Richard Bean and Clive Coleman
After a long gestation period, the magnificent Bridge Theatre, brainchild of Sir Nicholas Hytner and Nick Starr, is finally open.
The state-of-the-art theatre is situated on the ground floor of a lavish new apartment building located right next to Tower Bridge, allowing visitors to sightsee along the Thames on their way in.
To open the 930-seat auditorium, the recently retired National Theatre supremos have invited a group of old friends to collaborate in a 2¼-hour-long anarchic comedy written by Richard Bean with Clive Coleman, which takes as its subject the youthful indiscretions of a German immigrant who subsequently threatened to bring the world to its capitalist knees.

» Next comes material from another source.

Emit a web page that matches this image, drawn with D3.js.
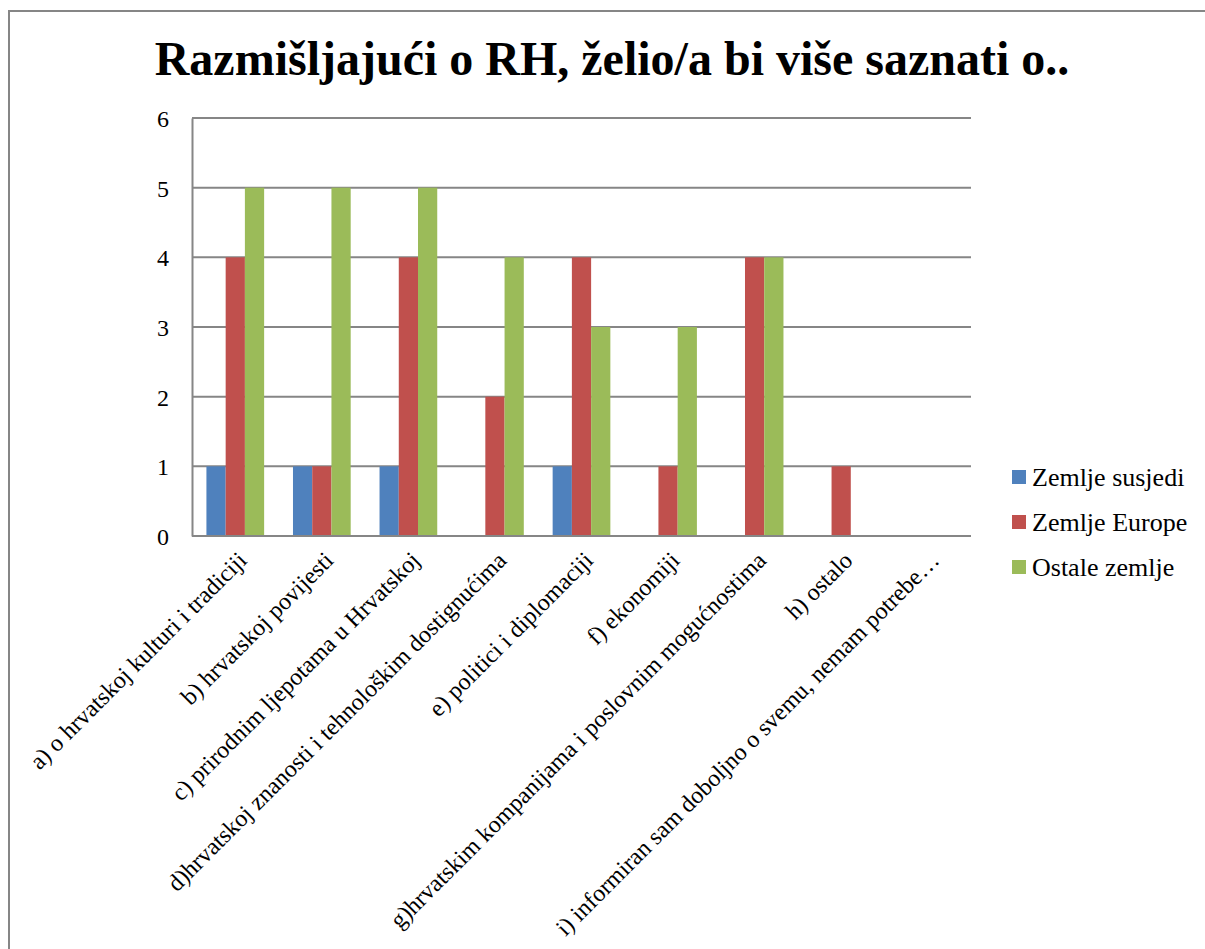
<!DOCTYPE html>
<meta charset="utf-8">
<style>
body { margin: 0; background: #fff; }
text { font-family: "Liberation Serif", "DejaVu Serif", serif; fill: #000; }
.title { font-size: 48px; font-weight: bold; }
.axis--y text { font-size: 24px; }
.axis--x text { font-size: 24px; }
.legend text { font-size: 26px; }
</style>
<svg id="chart" width="1205" height="949"></svg>
<script src="https://d3js.org/d3.v7.min.js"></script>
<script>

var categories = [
    "a) o hrvatskoj kulturi i tradiciji",
    "b) hrvatskoj povijesti",
    "c) prirodnim ljepotama u Hrvatskoj",
    "d)hrvatskoj znanosti i tehnološkim dostignućima",
    "e) politici i diplomaciji",
    "f) ekonomiji",
    "g)hrvatskim kompanijama i poslovnim mogućnostima",
    "h) ostalo",
    "i) informiran sam doboljno o svemu, nemam potrebe…"
];
var seriesNames = ["Zemlje susjedi", "Zemlje Europe", "Ostale zemlje"];
var susjedi = [1, 1, 1, 0, 1, 0, 0, 0, 0];
var europe  = [4, 1, 4, 2, 4, 1, 4, 1, 0];
var ostale  = [5, 5, 5, 4, 3, 3, 4, 0, 0];
var yTicks = [0, 1, 2, 3, 4, 5, 6];
var colors = ["#4F81BD", "#C0504D", "#9BBB59"];

var svg = d3.select("#chart");
var margin = {top: 118, left: 192, right: 234, bottom: 413};
var width = 1205 - margin.left - margin.right,
    height = 949 - margin.top - margin.bottom;

// outer frame
svg.append("path")
    .attr("d", "M9,949V11H1205")
    .attr("fill", "none")
    .attr("stroke", "#868686")
    .attr("stroke-width", 2);

svg.append("text")
    .attr("class", "title")
    .attr("x", 612)
    .attr("y", 75)
    .attr("text-anchor", "middle")
    .text("Razmišljajući o RH, želio/a bi više saznati o..");

var g = svg.append("g").attr("transform", "translate(" + margin.left + "," + margin.top + ")");

var x0 = d3.scaleBand().domain(categories).range([0, width]).paddingInner(0).paddingOuter(0);
var x1 = d3.scaleBand().domain(seriesNames).range([0, x0.bandwidth()]).paddingInner(0).paddingOuter(0.75);
var y = d3.scaleLinear().domain([0, 6]).range([height, 0]);

// gridlines
g.selectAll(".grid")
    .data(yTicks)
    .enter().append("line")
    .attr("x1", 0).attr("x2", width)
    .attr("y1", function(d) { return y(d); })
    .attr("y2", function(d) { return y(d); })
    .attr("stroke", "#868686")
    .attr("stroke-width", 2);

var data = [susjedi, europe, ostale];
var rows = categories.map(function(c, i) {
    return seriesNames.map(function(s, j) { return {cat: c, series: s, value: data[j][i], idx: j}; });
});

g.selectAll(".cat")
    .data(rows)
    .enter().append("g")
    .attr("transform", function(d) { return "translate(" + x0(d[0].cat) + ",0)"; })
    .selectAll("rect")
    .data(function(d) { return d; })
    .enter().append("rect")
    .attr("x", function(d) { return x1(d.series); })
    .attr("width", x1.bandwidth())
    .attr("y", function(d) { return y(d.value); })
    .attr("height", function(d) { return height - y(d.value); })
    .attr("fill", function(d) { return colors[d.idx]; });

// y axis
var yAxis = g.append("g")
    .attr("class", "axis axis--y")
    .call(d3.axisLeft(y).tickValues(yTicks).tickSize(0).tickPadding(23).tickFormat(d3.format("d")));
yAxis.attr("font-family", null).attr("font-size", null);
yAxis.select(".domain").attr("stroke", "#868686").attr("stroke-width", 2);
yAxis.selectAll("text").attr("dy", "0.35em").attr("fill", "#000");

// x axis baseline
g.append("line")
    .attr("x1", 0).attr("x2", width)
    .attr("y1", height).attr("y2", height)
    .attr("stroke", "#868686").attr("stroke-width", 2);

var xAxis = g.append("g")
    .attr("class", "axis axis--x")
    .attr("transform", "translate(0," + height + ")");
xAxis.selectAll("text")
    .data(categories)
    .enter().append("text")
    .attr("text-anchor", "end")
    .attr("transform", function(d) {
        return "translate(" + (x0(d) + x0.bandwidth() / 2 + 1) + ",14) rotate(-45)";
    })
    .attr("dy", "0.7em")
    .text(function(d) { return d; });

// legend
var legend = svg.append("g").attr("class", "legend")
    .attr("transform", "translate(1012,470)");
var items = legend.selectAll("g")
    .data(seriesNames)
    .enter().append("g")
    .attr("transform", function(d, i) { return "translate(0," + (i * 45) + ")"; });
items.append("rect")
    .attr("width", 14).attr("height", 14)
    .attr("fill", function(d, i) { return colors[i]; });
items.append("text")
    .attr("x", 20)
    .attr("y", 7)
    .attr("dy", "0.35em")
    .text(function(d) { return d; });

</script>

However, Rory Kinnear plays a character who, in the mid-1850s, were he called Charles Marks (which the newly constituted Metropolitan police do) would have been seen as a lazy, dissolute and highly undesirable alien of the kind that the voting public has recently used as a good enough reason to cut the UK's ties with Europe. Utilising a set designed by Mark Thompson that primarily operates within a revolving cube, the action largely follows our anti-hero drinking, spending the family wealth uncaringly and failing to offer the kind of love and faith that his family and friends deserve.
The lovable wastrel, who has somehow washed up on Soho’s Dean Street with the family, has not one but three foils for his folly and wit.
Oliver Chris is Friedrich (The General) Engels, the son of a Manchester cotton baron but still willing to bankroll the perennially penniless political philosopher as he takes the first steps towards communist immortality and a place in the dictionary.
Two women also play a major part in the Marx story. Nancy Carroll's Jenny is his long-suffering, aristocratic Prussian wife with Scottish antecedents and mother to two sweet children.
As influential is Nym, on the surface the family's devoted maid and nanny. However, Laura Elphinstone's clear-thinking character is far more as a confidant, friend, admirer and even muse.
While we hear a good deal about his reputation as the leader of a new philosophical movement, this rarely emerges until the final scenes, where the origins of Das Kapital begin to emerge as part of a symbolically collaborative process. Before that, Young Marx comes over as more of a politicised version of Macheath as immortalised in The Beggar’s Opera and Brechtian Threepenny descendant. Indeed, without giving too much away, at one point Karl Marx in a rare moment when he isn’t fending off either bailiffs or the police somehow manages to end up duelling with pistols at dawn, hardly the behaviour of a man dedicated to overthrowing the upper classes.
As one would expect from Richard Bean, the evening is packed with a stream of very funny jokes and situations that at the very least border on the farcical. Rory Kinnear charms in the central role, while Oliver Chris, Nancy Carroll and Laura Elphinstone between them create both pathos and additional laughs.
Richard Bean has written funnier plays and the politics tend to take second place behind the hijinks but Young Marx is most entertaining and should prove a good draw, as is a first chance to see the infinitely adaptable Bridge Theatre.
While a visit to the theatre is strongly recommended, for those that cannot make it, the performance on 7 December will be broadcast around the world via NT Live.